● Collected data
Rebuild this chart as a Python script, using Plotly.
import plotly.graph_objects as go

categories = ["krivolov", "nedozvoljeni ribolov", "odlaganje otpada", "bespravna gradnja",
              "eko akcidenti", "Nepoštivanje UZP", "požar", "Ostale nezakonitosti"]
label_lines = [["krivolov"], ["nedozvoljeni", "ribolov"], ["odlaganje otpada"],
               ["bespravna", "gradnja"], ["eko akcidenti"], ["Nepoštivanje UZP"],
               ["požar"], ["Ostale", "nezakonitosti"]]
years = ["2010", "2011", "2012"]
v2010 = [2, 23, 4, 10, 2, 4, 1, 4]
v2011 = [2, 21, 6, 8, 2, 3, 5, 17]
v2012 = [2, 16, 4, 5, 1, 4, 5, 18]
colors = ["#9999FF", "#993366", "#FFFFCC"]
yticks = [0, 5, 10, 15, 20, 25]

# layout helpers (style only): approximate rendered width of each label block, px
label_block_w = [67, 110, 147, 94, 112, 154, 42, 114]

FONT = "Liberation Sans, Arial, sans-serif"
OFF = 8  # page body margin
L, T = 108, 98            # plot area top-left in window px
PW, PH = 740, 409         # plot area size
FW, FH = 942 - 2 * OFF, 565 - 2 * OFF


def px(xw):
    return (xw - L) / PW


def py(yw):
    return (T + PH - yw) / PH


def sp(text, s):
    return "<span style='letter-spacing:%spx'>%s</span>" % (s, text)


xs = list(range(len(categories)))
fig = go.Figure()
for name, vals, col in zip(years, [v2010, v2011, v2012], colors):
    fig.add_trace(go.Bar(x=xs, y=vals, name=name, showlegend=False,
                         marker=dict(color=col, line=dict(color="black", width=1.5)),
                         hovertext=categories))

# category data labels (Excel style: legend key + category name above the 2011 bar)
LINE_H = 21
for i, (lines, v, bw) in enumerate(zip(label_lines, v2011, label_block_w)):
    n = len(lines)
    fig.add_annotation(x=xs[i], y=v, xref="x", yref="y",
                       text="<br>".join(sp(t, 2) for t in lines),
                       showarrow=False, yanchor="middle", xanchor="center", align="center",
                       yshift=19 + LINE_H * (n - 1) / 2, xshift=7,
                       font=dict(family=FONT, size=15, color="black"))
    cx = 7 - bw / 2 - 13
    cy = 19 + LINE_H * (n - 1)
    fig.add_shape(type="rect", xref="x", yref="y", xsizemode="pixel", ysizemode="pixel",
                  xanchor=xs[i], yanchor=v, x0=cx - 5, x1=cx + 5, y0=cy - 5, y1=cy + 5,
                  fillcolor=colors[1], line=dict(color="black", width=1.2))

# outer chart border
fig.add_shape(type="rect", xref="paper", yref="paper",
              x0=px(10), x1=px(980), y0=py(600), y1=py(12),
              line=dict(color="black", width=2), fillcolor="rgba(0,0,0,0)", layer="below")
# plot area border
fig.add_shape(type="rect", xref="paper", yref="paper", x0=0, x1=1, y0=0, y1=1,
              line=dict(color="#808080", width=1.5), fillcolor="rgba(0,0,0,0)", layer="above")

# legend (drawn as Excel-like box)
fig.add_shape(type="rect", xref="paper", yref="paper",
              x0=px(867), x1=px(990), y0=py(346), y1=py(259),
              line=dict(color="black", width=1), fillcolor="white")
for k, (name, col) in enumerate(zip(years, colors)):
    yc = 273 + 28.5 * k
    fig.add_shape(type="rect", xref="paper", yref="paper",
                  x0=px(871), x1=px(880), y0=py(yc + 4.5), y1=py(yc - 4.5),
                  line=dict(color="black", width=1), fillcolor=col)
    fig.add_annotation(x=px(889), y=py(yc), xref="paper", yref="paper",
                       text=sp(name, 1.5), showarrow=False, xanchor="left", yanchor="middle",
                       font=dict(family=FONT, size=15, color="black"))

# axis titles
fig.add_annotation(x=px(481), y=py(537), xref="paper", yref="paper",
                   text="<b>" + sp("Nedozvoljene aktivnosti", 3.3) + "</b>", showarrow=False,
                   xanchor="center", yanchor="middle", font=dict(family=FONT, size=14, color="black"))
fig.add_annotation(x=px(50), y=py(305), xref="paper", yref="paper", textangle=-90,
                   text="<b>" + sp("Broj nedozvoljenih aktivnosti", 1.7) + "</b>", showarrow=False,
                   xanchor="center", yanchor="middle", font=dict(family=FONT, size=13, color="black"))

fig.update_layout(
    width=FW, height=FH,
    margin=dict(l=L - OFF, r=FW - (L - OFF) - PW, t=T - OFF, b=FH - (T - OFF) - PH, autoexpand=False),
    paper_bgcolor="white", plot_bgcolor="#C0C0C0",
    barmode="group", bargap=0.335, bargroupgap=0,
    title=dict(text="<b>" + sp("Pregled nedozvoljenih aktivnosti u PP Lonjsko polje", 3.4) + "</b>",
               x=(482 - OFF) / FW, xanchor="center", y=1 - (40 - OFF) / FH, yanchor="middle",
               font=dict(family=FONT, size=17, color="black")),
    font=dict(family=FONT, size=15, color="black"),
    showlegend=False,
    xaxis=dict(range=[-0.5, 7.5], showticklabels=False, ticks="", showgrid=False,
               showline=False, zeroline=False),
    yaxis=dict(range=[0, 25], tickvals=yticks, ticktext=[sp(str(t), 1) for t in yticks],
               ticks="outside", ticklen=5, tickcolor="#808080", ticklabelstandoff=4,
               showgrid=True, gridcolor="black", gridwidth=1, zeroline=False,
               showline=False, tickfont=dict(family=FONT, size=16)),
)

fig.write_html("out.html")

● Short exercise
Return exactly the lines from the beginning of the data above through the one containing "import plotly.graph_objects as go", please. Include both end lines and add nothing else.

● Correct output
Rebuild this chart as a Python script, using Plotly.
import plotly.graph_objects as go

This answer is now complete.